Barrel of Laughs: A Vale of Tears, written and illustrated by Jules Feiffer 180pp RL4


I love A Barrel of Laughs: A Vale of Tears by Jules Feiffer. If Monty Python's Flying Circus had written a young adult book, this very well might be it. (Actually, Eric Idle wrote a very funny retelling, and now out of print, in novel form, of Edward Lear's poem "The Owl and the Pussycat.") Jules Feiffer has a spectacular sense of humor and a very nice way of letting the reader in on the joke. If you haven't already read it, don't miss my favorite of Feiffer's many excellent picture books, Bark, George!


Roger, the son of the kindly King Watchamacallit, has a gift that is also a curse. He is a carrier of joy and he spreads it before him wherever he goes, his remarkably high spirits casting a spell over anyone or anything who comes within a half mile of him. Because of this, very little gets done in the kingdom and it is J. Wellington Wizard who determines that Roger must go on a quest. Prince Roger journeys through the Forever Forest, across several other well named geographical challenges and onto the Mountain of Malice. Each locale has a clever challenge that Roger must meet to continue on his quest as well as a host of unique characters. As he struggles to understand himself and the world around him, all that Roger sees and everyone he meets has an impact on him until and changes him in some way until he emerges from his quest a more thoughtful person. He finds friendship, marries and has a child. By the end of the story, amidst his happy ending, Roger decides that "in his lifetime there might be a dozen, a hundred more quests, quests of all kinds waiting out there to be found. But where else would he have found this woman? Or this child? Or these friends?"
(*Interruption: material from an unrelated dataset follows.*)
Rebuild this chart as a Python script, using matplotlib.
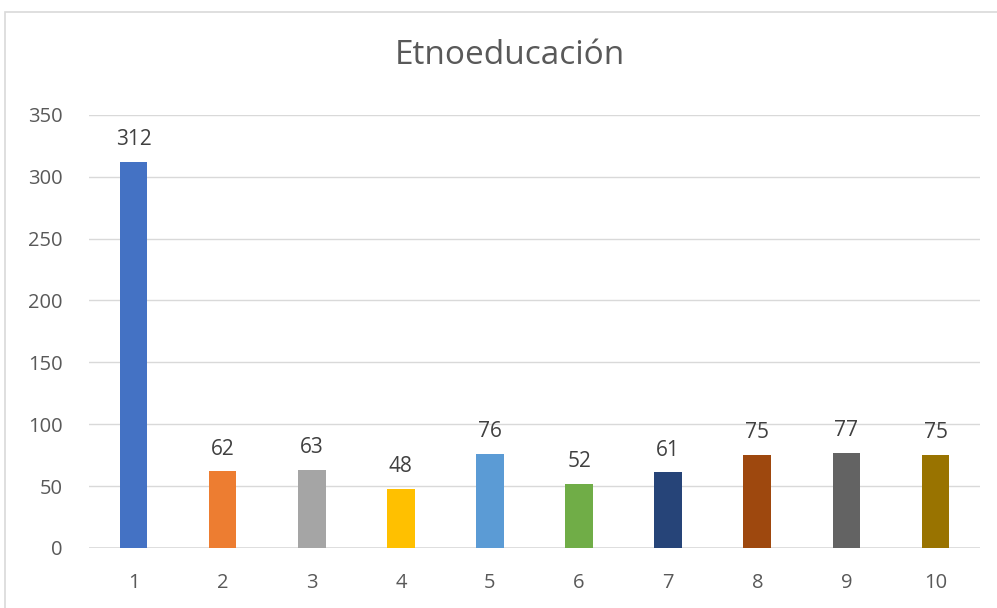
import matplotlib
matplotlib.use('Agg')
import matplotlib.pyplot as plt
from matplotlib.patches import Rectangle

plt.rcParams['font.family'] = ['Open Sans', 'DejaVu Sans']

categorias = ['1', '2', '3', '4', '5', '6', '7', '8', '9', '10']
valores = [312, 62, 63, 48, 76, 52, 61, 75, 77, 75]
colores = ['#4472C4', '#ED7D31', '#A5A5A5', '#FFC000', '#5B9BD5',
           '#70AD47', '#264478', '#9E480E', '#636363', '#997300']

fig = plt.figure(figsize=(9.97, 6.08), dpi=100)
ax = fig.add_axes([0.0893, 0.0987, 0.8937, 0.7125])

x = range(len(categorias))
bars = ax.bar(x, valores, width=0.31, color=colores, zorder=3)
for b, v in zip(bars, valores):
    ax.annotate(str(v), (b.get_x() + b.get_width() / 2, v), xytext=(0, 12),
                textcoords='offset points', ha='center', va='baseline',
                fontsize=15, color='#404040')

ax.set_xlim(-0.5, len(categorias) - 0.5)
ax.set_ylim(0, 350)
ax.set_yticks(range(0, 351, 50))
ax.set_xticks(list(x))
ax.set_xticklabels(categorias)
ax.grid(axis='y', color='#D9D9D9', lw=1, zorder=0)
for s in ax.spines.values():
    s.set_visible(False)
ax.axhline(0, color='#D9D9D9', lw=1.2, zorder=2)
ax.tick_params(length=0, labelsize=14.5, colors='#595959')
ax.tick_params(axis='x', pad=18)
ax.tick_params(axis='y', pad=19)

fig.text(0.511, 1 - 64 / 608, 'Etnoeducación', ha='center', va='baseline',
         fontsize=24, color='#595959')

fig.patches.append(Rectangle((5 / 997, -0.01), 1.1, 1 - 12 / 608 + 0.01,
                             transform=fig.transFigure, fill=False,
                             edgecolor='#D9D9D9', lw=1.2))

fig.savefig('out.png', dpi=100)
In my polemic on books that teach life lessons, I said that I disliked books that blatantly taught lessons to children. I prefer books that artfully and creatively weave certain truths of existence - life is difficult, but we learn how to be better people when we go through difficult experiences, etc. - into an artful story that makes you feel and think things you hadn't before. While this book doesn't have the black and white good and evil embodied in a person or animal of a traditional fairy tale, it does have dark and dangerous places that can put a person in peril. And, as Bruno Bettelheim points out in his treatise on the importance of fairy tales, there is a hero who has to "go out into the world all by [himself] and who, although originally ignorant of the ultimate things, finds secure places in the world by following [his] right way with deep inner confidence." This hero allows the listeners/readers an example of a person they might like to be like and gives the tools to make "coherent sense out of the turmoil of [their] inner feelings" and gives them idea on how to put their inner houses in order. Barrel of Laughs: A Vale of Tears is definitely one of those books and not be missed by anyone who enjoys a good fairy tale.

If your child enjoys this book, suggest The Phantom Tollbooth by Norton Juster, illustrated by Jules Feiffer, Doll People, Ella Enchanted by Gail Carson Levine, Far-Flung Adventures, The Great Good Thing by Roderick Townley, Sisters Grimm Series by Michael Buckley, and Whales on Stilts by M. T. Anderson.